• Task statement: Word for word, print each line of the listing below; pictures stay out.

• Material:
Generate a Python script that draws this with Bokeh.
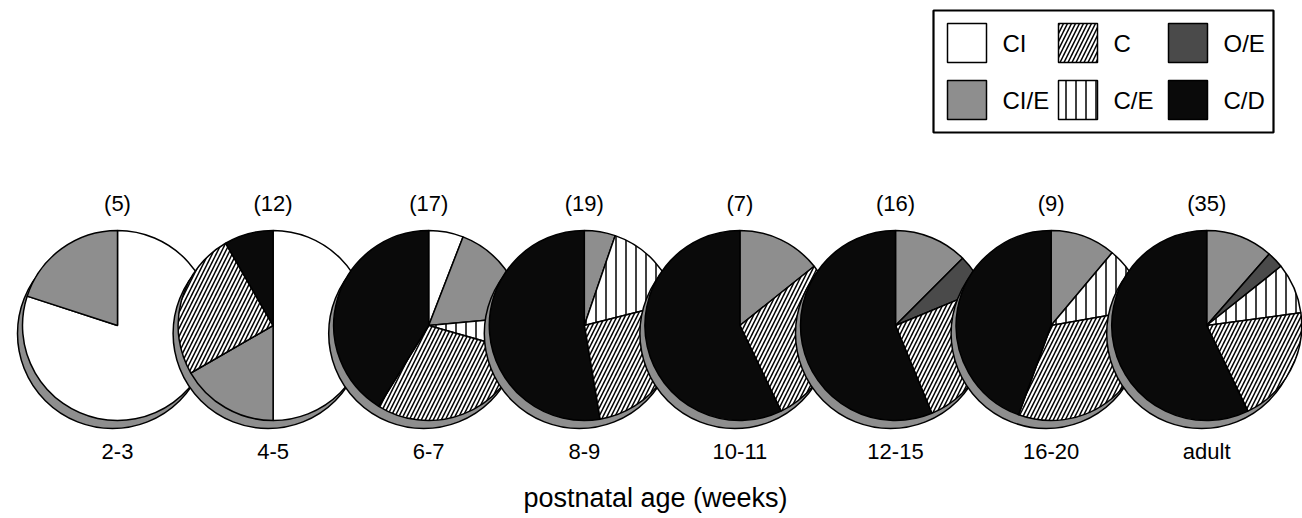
import math
from bokeh.plotting import figure
from bokeh.models import ColumnDataSource, Range1d
from bokeh.core.properties import value
from bokeh.embed import file_html
from bokeh.resources import INLINE

# ---- data (counts of cells per class, per postnatal age group) ----
ages = ["2-3", "4-5", "6-7", "8-9", "10-11", "12-15", "16-20", "adult"]
totals = [5, 12, 17, 19, 7, 16, 9, 35]
classes = ["CI", "CI/E", "O/E", "C/E", "C", "C/D"]
CI = [4, 6, 1, 0, 0, 0, 0, 0]
CI_E = [1, 2, 3, 1, 1, 2, 1, 4]
O_E = [0, 0, 0, 0, 0, 1, 0, 1]
C_E = [0, 0, 1, 3, 0, 0, 1, 3]
C = [0, 3, 5, 5, 2, 4, 3, 7]
C_D = [0, 1, 7, 10, 4, 9, 4, 20]
series = {"CI": CI, "CI/E": CI_E, "O/E": O_E, "C/E": C_E, "C": C, "C/D": C_D}
legend_rows = [["CI", "C", "O/E"], ["CI/E", "C/E", "C/D"]]
x_title = "postnatal age (weeks)"

# ---- styles ----
style = {
    "CI": ("white", " ", 10),
    "CI/E": ("#8e8e8e", " ", 10),
    "O/E": ("#4a4a4a", " ", 10),
    "C/E": ("white", "|", 10),
    "C": ("white", "/", 8),
    "C/D": ("#0a0a0a", " ", 10),
}
FONT = value("Liberation Sans")
W, H = 1302, 518
R = 95
X0, DX, CY = 117, 155.6, 325
SH_DX, SH_DY = -5, 8


def Y(py):
    return H - py


p = figure(width=W, height=H, x_range=Range1d(0, W), y_range=Range1d(0, H),
           output_backend="svg", toolbar_location=None,
           x_axis_type=None, y_axis_type=None, min_border=0,
           outline_line_color=None, background_fill_color="white")

for i, age in enumerate(ages):
    cx = X0 + i * DX
    cy = Y(CY)
    n = totals[i]
    # drop shadow
    p.circle(x=[cx + SH_DX], y=[cy - SH_DY], radius=R, fill_color="#8e8e8e",
             line_color="black", line_width=1.5)
    d = dict(x=[], y=[], s=[], e=[], fill=[], hatch=[], hs=[])
    cum = 0
    for cls in classes:
        v = series[cls][i]
        if v == 0:
            continue
        d["x"].append(cx)
        d["y"].append(cy)
        d["s"].append(math.pi / 2 - 2 * math.pi * cum / n)
        cum += v
        d["e"].append(math.pi / 2 - 2 * math.pi * cum / n)
        f, h, hs = style[cls]
        d["fill"].append(f)
        d["hatch"].append(h)
        d["hs"].append(hs)
    src = ColumnDataSource(d)
    p.wedge(x="x", y="y", radius=R, start_angle="s", end_angle="e",
            direction="clock", source=src, fill_color="fill",
            hatch_pattern="hatch", hatch_scale="hs", hatch_color="black",
            hatch_weight=1.5, line_color="black", line_width=1.5)

# labels
xs = [X0 + i * DX for i in range(len(ages))]
p.text(x=xs, y=[Y(203)] * len(ages), text=[f"({t})" for t in totals],
       text_font=FONT, text_font_size="22px", text_align="center",
       text_baseline="middle", text_color="black")
p.text(x=xs, y=[Y(451)] * len(ages), text=ages,
       text_font=FONT, text_font_size="22px", text_align="center",
       text_baseline="middle", text_color="black")
p.text(x=[655], y=[Y(497)], text=[x_title], text_font=FONT,
       text_font_size="27px", text_align="center", text_baseline="middle",
       text_color="black")

# legend box
p.quad(left=[933], right=[1273], top=[Y(10)], bottom=[Y(132)],
       fill_color="white", line_color="black", line_width=2.2)
col_left = [947, 1058, 1168]
row_top = [23, 80]
SW = 39
ld = dict(l=[], r=[], t=[], b=[], fill=[], hatch=[], hs=[])
tx, ty, tt = [], [], []
for ri, row in enumerate(legend_rows):
    for ci, cls in enumerate(row):
        f, h, hs = style[cls]
        ld["l"].append(col_left[ci])
        ld["r"].append(col_left[ci] + SW)
        ld["t"].append(Y(row_top[ri]))
        ld["b"].append(Y(row_top[ri] + SW))
        ld["fill"].append(f)
        ld["hatch"].append(h)
        ld["hs"].append(hs)
        tx.append(col_left[ci] + SW + 16)
        ty.append(Y(row_top[ri] + SW / 2))
        tt.append(cls)
p.quad(left="l", right="r", top="t", bottom="b", source=ColumnDataSource(ld),
       fill_color="fill", hatch_pattern="hatch", hatch_scale="hs",
       hatch_color="black", hatch_weight=1.5, line_color="black", line_width=1.5)
p.text(x=tx, y=ty, text=tt, text_font=FONT, text_font_size="24px",
       text_align="left", text_baseline="middle", text_color="black")

open("out.html", "w").write(file_html(p, INLINE))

• The output:
Generate a Python script that draws this with Bokeh.
import math
from bokeh.plotting import figure
from bokeh.models import ColumnDataSource, Range1d
from bokeh.core.properties import value
from bokeh.embed import file_html
from bokeh.resources import INLINE

# ---- data (counts of cells per class, per postnatal age group) ----
ages = ["2-3", "4-5", "6-7", "8-9", "10-11", "12-15", "16-20", "adult"]
totals = [5, 12, 17, 19, 7, 16, 9, 35]
classes = ["CI", "CI/E", "O/E", "C/E", "C", "C/D"]
CI = [4, 6, 1, 0, 0, 0, 0, 0]
CI_E = [1, 2, 3, 1, 1, 2, 1, 4]
O_E = [0, 0, 0, 0, 0, 1, 0, 1]
C_E = [0, 0, 1, 3, 0, 0, 1, 3]
C = [0, 3, 5, 5, 2, 4, 3, 7]
C_D = [0, 1, 7, 10, 4, 9, 4, 20]
series = {"CI": CI, "CI/E": CI_E, "O/E": O_E, "C/E": C_E, "C": C, "C/D": C_D}
legend_rows = [["CI", "C", "O/E"], ["CI/E", "C/E", "C/D"]]
x_title = "postnatal age (weeks)"

# ---- styles ----
style = {
    "CI": ("white", " ", 10),
    "CI/E": ("#8e8e8e", " ", 10),
    "O/E": ("#4a4a4a", " ", 10),
    "C/E": ("white", "|", 10),
    "C": ("white", "/", 8),
    "C/D": ("#0a0a0a", " ", 10),
}
FONT = value("Liberation Sans")
W, H = 1302, 518
R = 95
X0, DX, CY = 117, 155.6, 325
SH_DX, SH_DY = -5, 8


def Y(py):
    return H - py


p = figure(width=W, height=H, x_range=Range1d(0, W), y_range=Range1d(0, H),
           output_backend="svg", toolbar_location=None,
           x_axis_type=None, y_axis_type=None, min_border=0,
           outline_line_color=None, background_fill_color="white")

for i, age in enumerate(ages):
    cx = X0 + i * DX
    cy = Y(CY)
    n = totals[i]
    # drop shadow
    p.circle(x=[cx + SH_DX], y=[cy - SH_DY], radius=R, fill_color="#8e8e8e",
             line_color="black", line_width=1.5)
    d = dict(x=[], y=[], s=[], e=[], fill=[], hatch=[], hs=[])
    cum = 0
    for cls in classes:
        v = series[cls][i]
        if v == 0:
            continue
        d["x"].append(cx)
        d["y"].append(cy)
        d["s"].append(math.pi / 2 - 2 * math.pi * cum / n)
        cum += v
        d["e"].append(math.pi / 2 - 2 * math.pi * cum / n)
        f, h, hs = style[cls]
        d["fill"].append(f)
        d["hatch"].append(h)
        d["hs"].append(hs)
    src = ColumnDataSource(d)
    p.wedge(x="x", y="y", radius=R, start_angle="s", end_angle="e",
            direction="clock", source=src, fill_color="fill",
            hatch_pattern="hatch", hatch_scale="hs", hatch_color="black",
            hatch_weight=1.5, line_color="black", line_width=1.5)

# labels
xs = [X0 + i * DX for i in range(len(ages))]
p.text(x=xs, y=[Y(203)] * len(ages), text=[f"({t})" for t in totals],
       text_font=FONT, text_font_size="22px", text_align="center",
       text_baseline="middle", text_color="black")
p.text(x=xs, y=[Y(451)] * len(ages), text=ages,
       text_font=FONT, text_font_size="22px", text_align="center",
       text_baseline="middle", text_color="black")
p.text(x=[655], y=[Y(497)], text=[x_title], text_font=FONT,
       text_font_size="27px", text_align="center", text_baseline="middle",
       text_color="black")

# legend box
p.quad(left=[933], right=[1273], top=[Y(10)], bottom=[Y(132)],
       fill_color="white", line_color="black", line_width=2.2)
col_left = [947, 1058, 1168]
row_top = [23, 80]
SW = 39
ld = dict(l=[], r=[], t=[], b=[], fill=[], hatch=[], hs=[])
tx, ty, tt = [], [], []
for ri, row in enumerate(legend_rows):
    for ci, cls in enumerate(row):
        f, h, hs = style[cls]
        ld["l"].append(col_left[ci])
        ld["r"].append(col_left[ci] + SW)
        ld["t"].append(Y(row_top[ri]))
        ld["b"].append(Y(row_top[ri] + SW))
        ld["fill"].append(f)
        ld["hatch"].append(h)
        ld["hs"].append(hs)
        tx.append(col_left[ci] + SW + 16)
        ty.append(Y(row_top[ri] + SW / 2))
        tt.append(cls)
p.quad(left="l", right="r", top="t", bottom="b", source=ColumnDataSource(ld),
       fill_color="fill", hatch_pattern="hatch", hatch_scale="hs",
       hatch_color="black", hatch_weight=1.5, line_color="black", line_width=1.5)
p.text(x=tx, y=ty, text=tt, text_font=FONT, text_font_size="24px",
       text_align="left", text_baseline="middle", text_color="black")

open("out.html", "w").write(file_html(p, INLINE))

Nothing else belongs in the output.